Short task: Your task is to give the listing below back word for word, pictures excluded.

Source data:
----
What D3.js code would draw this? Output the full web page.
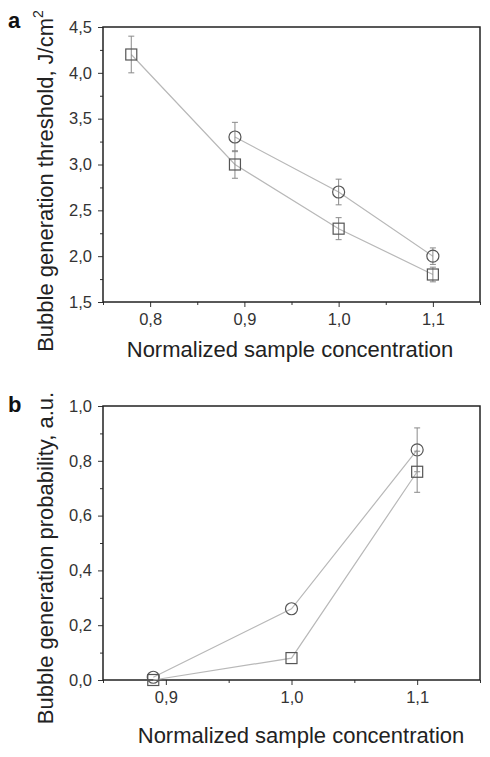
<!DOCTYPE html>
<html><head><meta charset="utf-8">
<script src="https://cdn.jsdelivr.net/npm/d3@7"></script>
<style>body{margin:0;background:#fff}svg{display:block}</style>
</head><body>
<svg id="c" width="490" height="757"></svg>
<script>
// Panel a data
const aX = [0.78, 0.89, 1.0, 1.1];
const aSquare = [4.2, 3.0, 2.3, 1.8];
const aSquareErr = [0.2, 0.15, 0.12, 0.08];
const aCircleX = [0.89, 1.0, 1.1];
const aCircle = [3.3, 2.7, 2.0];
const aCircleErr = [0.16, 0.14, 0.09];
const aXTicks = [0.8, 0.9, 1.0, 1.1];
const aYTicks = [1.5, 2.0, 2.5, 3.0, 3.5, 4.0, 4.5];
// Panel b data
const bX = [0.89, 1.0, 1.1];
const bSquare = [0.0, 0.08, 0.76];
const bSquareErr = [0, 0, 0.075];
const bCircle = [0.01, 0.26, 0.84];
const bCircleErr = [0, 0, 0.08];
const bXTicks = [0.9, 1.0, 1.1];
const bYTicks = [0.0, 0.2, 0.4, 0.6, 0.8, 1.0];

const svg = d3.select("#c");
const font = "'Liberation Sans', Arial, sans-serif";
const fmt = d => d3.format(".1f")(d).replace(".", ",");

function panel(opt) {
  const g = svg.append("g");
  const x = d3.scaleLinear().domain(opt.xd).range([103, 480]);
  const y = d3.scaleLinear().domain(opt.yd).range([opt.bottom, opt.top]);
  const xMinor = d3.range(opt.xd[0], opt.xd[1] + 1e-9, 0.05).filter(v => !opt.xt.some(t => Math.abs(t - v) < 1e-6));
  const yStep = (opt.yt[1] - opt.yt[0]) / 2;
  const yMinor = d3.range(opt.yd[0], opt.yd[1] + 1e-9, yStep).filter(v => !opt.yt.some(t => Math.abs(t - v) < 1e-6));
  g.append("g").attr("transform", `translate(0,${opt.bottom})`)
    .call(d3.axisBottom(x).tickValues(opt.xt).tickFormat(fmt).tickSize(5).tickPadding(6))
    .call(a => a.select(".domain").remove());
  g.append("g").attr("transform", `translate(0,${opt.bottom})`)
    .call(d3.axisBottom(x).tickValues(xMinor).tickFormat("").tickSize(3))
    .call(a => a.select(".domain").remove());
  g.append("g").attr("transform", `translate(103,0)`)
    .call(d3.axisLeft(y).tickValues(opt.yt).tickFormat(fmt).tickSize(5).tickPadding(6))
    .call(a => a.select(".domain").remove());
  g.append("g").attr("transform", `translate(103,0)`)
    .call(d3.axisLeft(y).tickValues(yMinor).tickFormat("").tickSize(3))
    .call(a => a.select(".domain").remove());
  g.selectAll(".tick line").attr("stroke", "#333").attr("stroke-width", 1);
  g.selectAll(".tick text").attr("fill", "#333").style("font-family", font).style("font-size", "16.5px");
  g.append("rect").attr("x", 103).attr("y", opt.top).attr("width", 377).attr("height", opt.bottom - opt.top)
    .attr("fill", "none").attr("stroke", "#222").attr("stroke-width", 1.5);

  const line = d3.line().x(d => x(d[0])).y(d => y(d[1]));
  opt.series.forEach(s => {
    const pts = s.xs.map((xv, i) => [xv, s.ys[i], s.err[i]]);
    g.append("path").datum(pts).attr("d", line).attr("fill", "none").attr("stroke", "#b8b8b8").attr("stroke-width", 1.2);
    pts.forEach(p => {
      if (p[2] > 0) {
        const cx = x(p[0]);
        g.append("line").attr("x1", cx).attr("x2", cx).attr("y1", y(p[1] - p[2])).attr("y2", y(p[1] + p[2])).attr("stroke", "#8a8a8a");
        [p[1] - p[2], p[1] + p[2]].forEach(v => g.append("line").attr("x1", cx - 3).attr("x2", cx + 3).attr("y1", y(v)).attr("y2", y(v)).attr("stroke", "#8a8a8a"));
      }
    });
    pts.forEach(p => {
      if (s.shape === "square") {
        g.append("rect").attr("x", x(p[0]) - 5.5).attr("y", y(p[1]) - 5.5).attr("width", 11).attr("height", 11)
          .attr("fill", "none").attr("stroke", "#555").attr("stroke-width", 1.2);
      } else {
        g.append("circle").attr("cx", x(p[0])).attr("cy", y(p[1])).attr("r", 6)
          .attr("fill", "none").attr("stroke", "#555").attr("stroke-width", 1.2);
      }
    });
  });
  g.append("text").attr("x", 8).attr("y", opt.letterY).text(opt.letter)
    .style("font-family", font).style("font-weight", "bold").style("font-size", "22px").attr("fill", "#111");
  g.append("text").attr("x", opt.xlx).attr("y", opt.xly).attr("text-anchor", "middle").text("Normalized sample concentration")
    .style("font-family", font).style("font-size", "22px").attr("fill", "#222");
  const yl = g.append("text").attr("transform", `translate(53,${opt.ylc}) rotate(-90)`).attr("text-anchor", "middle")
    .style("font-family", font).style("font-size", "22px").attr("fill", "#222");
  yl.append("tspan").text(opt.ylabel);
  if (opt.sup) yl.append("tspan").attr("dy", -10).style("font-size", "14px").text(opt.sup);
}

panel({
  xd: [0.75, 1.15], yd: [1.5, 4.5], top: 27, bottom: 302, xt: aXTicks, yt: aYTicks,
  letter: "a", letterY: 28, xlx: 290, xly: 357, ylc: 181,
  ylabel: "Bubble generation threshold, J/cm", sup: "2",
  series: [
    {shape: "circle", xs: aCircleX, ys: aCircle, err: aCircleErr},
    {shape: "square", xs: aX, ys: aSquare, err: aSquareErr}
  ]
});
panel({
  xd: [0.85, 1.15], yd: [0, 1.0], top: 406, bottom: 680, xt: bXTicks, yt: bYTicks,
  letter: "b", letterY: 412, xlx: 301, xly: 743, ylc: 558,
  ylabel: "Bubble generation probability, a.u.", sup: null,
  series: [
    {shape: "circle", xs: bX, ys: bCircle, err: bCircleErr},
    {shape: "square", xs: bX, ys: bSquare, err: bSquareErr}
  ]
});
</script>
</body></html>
----
Full solution:
What D3.js code would draw this? Output the full web page.
<!DOCTYPE html>
<html><head><meta charset="utf-8">
<script src="https://cdn.jsdelivr.net/npm/d3@7"></script>
<style>body{margin:0;background:#fff}svg{display:block}</style>
</head><body>
<svg id="c" width="490" height="757"></svg>
<script>
// Panel a data
const aX = [0.78, 0.89, 1.0, 1.1];
const aSquare = [4.2, 3.0, 2.3, 1.8];
const aSquareErr = [0.2, 0.15, 0.12, 0.08];
const aCircleX = [0.89, 1.0, 1.1];
const aCircle = [3.3, 2.7, 2.0];
const aCircleErr = [0.16, 0.14, 0.09];
const aXTicks = [0.8, 0.9, 1.0, 1.1];
const aYTicks = [1.5, 2.0, 2.5, 3.0, 3.5, 4.0, 4.5];
// Panel b data
const bX = [0.89, 1.0, 1.1];
const bSquare = [0.0, 0.08, 0.76];
const bSquareErr = [0, 0, 0.075];
const bCircle = [0.01, 0.26, 0.84];
const bCircleErr = [0, 0, 0.08];
const bXTicks = [0.9, 1.0, 1.1];
const bYTicks = [0.0, 0.2, 0.4, 0.6, 0.8, 1.0];

const svg = d3.select("#c");
const font = "'Liberation Sans', Arial, sans-serif";
const fmt = d => d3.format(".1f")(d).replace(".", ",");

function panel(opt) {
  const g = svg.append("g");
  const x = d3.scaleLinear().domain(opt.xd).range([103, 480]);
  const y = d3.scaleLinear().domain(opt.yd).range([opt.bottom, opt.top]);
  const xMinor = d3.range(opt.xd[0], opt.xd[1] + 1e-9, 0.05).filter(v => !opt.xt.some(t => Math.abs(t - v) < 1e-6));
  const yStep = (opt.yt[1] - opt.yt[0]) / 2;
  const yMinor = d3.range(opt.yd[0], opt.yd[1] + 1e-9, yStep).filter(v => !opt.yt.some(t => Math.abs(t - v) < 1e-6));
  g.append("g").attr("transform", `translate(0,${opt.bottom})`)
    .call(d3.axisBottom(x).tickValues(opt.xt).tickFormat(fmt).tickSize(5).tickPadding(6))
    .call(a => a.select(".domain").remove());
  g.append("g").attr("transform", `translate(0,${opt.bottom})`)
    .call(d3.axisBottom(x).tickValues(xMinor).tickFormat("").tickSize(3))
    .call(a => a.select(".domain").remove());
  g.append("g").attr("transform", `translate(103,0)`)
    .call(d3.axisLeft(y).tickValues(opt.yt).tickFormat(fmt).tickSize(5).tickPadding(6))
    .call(a => a.select(".domain").remove());
  g.append("g").attr("transform", `translate(103,0)`)
    .call(d3.axisLeft(y).tickValues(yMinor).tickFormat("").tickSize(3))
    .call(a => a.select(".domain").remove());
  g.selectAll(".tick line").attr("stroke", "#333").attr("stroke-width", 1);
  g.selectAll(".tick text").attr("fill", "#333").style("font-family", font).style("font-size", "16.5px");
  g.append("rect").attr("x", 103).attr("y", opt.top).attr("width", 377).attr("height", opt.bottom - opt.top)
    .attr("fill", "none").attr("stroke", "#222").attr("stroke-width", 1.5);

  const line = d3.line().x(d => x(d[0])).y(d => y(d[1]));
  opt.series.forEach(s => {
    const pts = s.xs.map((xv, i) => [xv, s.ys[i], s.err[i]]);
    g.append("path").datum(pts).attr("d", line).attr("fill", "none").attr("stroke", "#b8b8b8").attr("stroke-width", 1.2);
    pts.forEach(p => {
      if (p[2] > 0) {
        const cx = x(p[0]);
        g.append("line").attr("x1", cx).attr("x2", cx).attr("y1", y(p[1] - p[2])).attr("y2", y(p[1] + p[2])).attr("stroke", "#8a8a8a");
        [p[1] - p[2], p[1] + p[2]].forEach(v => g.append("line").attr("x1", cx - 3).attr("x2", cx + 3).attr("y1", y(v)).attr("y2", y(v)).attr("stroke", "#8a8a8a"));
      }
    });
    pts.forEach(p => {
      if (s.shape === "square") {
        g.append("rect").attr("x", x(p[0]) - 5.5).attr("y", y(p[1]) - 5.5).attr("width", 11).attr("height", 11)
          .attr("fill", "none").attr("stroke", "#555").attr("stroke-width", 1.2);
      } else {
        g.append("circle").attr("cx", x(p[0])).attr("cy", y(p[1])).attr("r", 6)
          .attr("fill", "none").attr("stroke", "#555").attr("stroke-width", 1.2);
      }
    });
  });
  g.append("text").attr("x", 8).attr("y", opt.letterY).text(opt.letter)
    .style("font-family", font).style("font-weight", "bold").style("font-size", "22px").attr("fill", "#111");
  g.append("text").attr("x", opt.xlx).attr("y", opt.xly).attr("text-anchor", "middle").text("Normalized sample concentration")
    .style("font-family", font).style("font-size", "22px").attr("fill", "#222");
  const yl = g.append("text").attr("transform", `translate(53,${opt.ylc}) rotate(-90)`).attr("text-anchor", "middle")
    .style("font-family", font).style("font-size", "22px").attr("fill", "#222");
  yl.append("tspan").text(opt.ylabel);
  if (opt.sup) yl.append("tspan").attr("dy", -10).style("font-size", "14px").text(opt.sup);
}

panel({
  xd: [0.75, 1.15], yd: [1.5, 4.5], top: 27, bottom: 302, xt: aXTicks, yt: aYTicks,
  letter: "a", letterY: 28, xlx: 290, xly: 357, ylc: 181,
  ylabel: "Bubble generation threshold, J/cm", sup: "2",
  series: [
    {shape: "circle", xs: aCircleX, ys: aCircle, err: aCircleErr},
    {shape: "square", xs: aX, ys: aSquare, err: aSquareErr}
  ]
});
panel({
  xd: [0.85, 1.15], yd: [0, 1.0], top: 406, bottom: 680, xt: bXTicks, yt: bYTicks,
  letter: "b", letterY: 412, xlx: 301, xly: 743, ylc: 558,
  ylabel: "Bubble generation probability, a.u.", sup: null,
  series: [
    {shape: "circle", xs: bX, ys: bCircle, err: bCircleErr},
    {shape: "square", xs: bX, ys: bSquare, err: bSquareErr}
  ]
});
</script>
</body></html>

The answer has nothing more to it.